Crônica da Cidade

por Severino Francisco severinofrancisco.df@dabr.com.br (cartas: SIG, Quadra 2, Lote 340 / CEP 70.610-901)

Mestre anárquico

João Evangelista foi uma das pessoas de inteligência mais cintilante que eu conheci. Ao registrar a morte de João, ocorrida em 4 de abril, eu não imaginava que sua presença fosse ainda tão marcante em várias gerações de brasilienses. Perguntei ao artista plástico Wagner Hermusche se se lembrava de João e ele respondeu prontamente: “Claro, foi ele que me iniciou na arte”. De maneira semelhante, João influenciou e influiu na formação de artistas, alunos, críticos e colegas.

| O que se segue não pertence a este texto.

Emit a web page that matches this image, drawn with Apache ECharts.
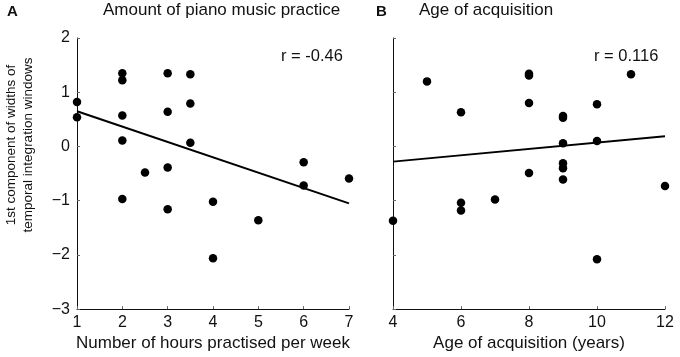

Tinha múltiplos talentos de professor, crítico, curador, gestor cultural e artista plástico. João foi um personagem muito importante da vida cultural e acadêmica de Brasília nas décadas de 1980 e 1990.

Era um mestre da erudição, da inteligência, da crítica e do bom humor. A erudição não era empecilho para a comunicação direta, insinuante e generosa. Deu aulas, cursos livres, cursos de extensão, organizou mostras e dirigiu o Museu de Arte de Brasília.

Em entrevista concedida à jornalista Valda Queiroz no boletim UnB Notícias, é possível acompanhar o brilho e a velocidade do pensamento de João. “Montaigne dizia que a filosofia é ‘aprender a morrer’. Mas houve quem dissesse também que a filosofia é aprender a viver”.

Ao ser indagado sobre o que o levou a ser um erudito, ele responde: “O interesse pela humanidade do homem. Em qualquer destas direções a história do homem foi meu referente. Mas com grande pesar por não ter podido ler a estética das ciências exatas, não entender de astrofísica, por exemplo, como entendia o meu amigo Eudoro de Souza.”

O mergulho na história não conduziu João à alienação política. Ele tinha o sentimento do mundo e integrou o grupo de professores que resistiu ao cerceamento do regime de exceção instalado a partir de 1964. A resistência culminou na criação da Associação dos Docentes da Universidade de Brasília (Adunb). João viveu 91 anos e comenta na entrevista: “Envelhecer é chato, mas é a única maneira de a gente viver bastante, não tem outro jeito.”

O professor Briquet Lemos teve a satisfação de conviver com João no Departamento de Biblioteconomia da UnB. Lembra que João não era só o professor erudito e amigo de todos, mas, principalmente, uma mente aberta ao debate e à busca de novos conhecimentos. A arte não era apenas objeto de seus estudos de crítico e historiador, mas também seu campo de criação.

Briquet guarda várias pinturas e desenhos, dois deles retratos a bico de pena de dois filhos, Felipe (sim, o baterista da banda Capital Inicial) e Helena, de quem João era amigo. Os jovens se identificavam, imediatamente, com o temperamento anárquico, irreverente, bem-humorado e afetuoso de João “Os jovens da Colina, onde fomos vizinhos por 12 anos, o admiravam muito”.

João descobriu e incentivou talentos tanto em Brasília quanto em Florianópolis. Era um grande conhecedor da arte popular de que é exemplo seu magnífico Mestres do Juazeiro: cotidiano e símbolo na escultura popular, lembra Briquet. “Visitei-o há alguns anos em Ribeirão Preto, para onde levou e ampliou sua coleção, com destaque para objetos de arte decorativa, como os vidros Mary Gregory. Cercado de beleza, não se desligava do mundo”.

PS: Errei: em crônica anterior, afirmei que João Evangelista havia criado o Museu de Arte de Brasília. Na verdade, o Museu foi criado quando Leda Watson era a diretora, mas João fazia parte da equipe. Logo em seguida, João foi diretor e fez um trabalho magnífico.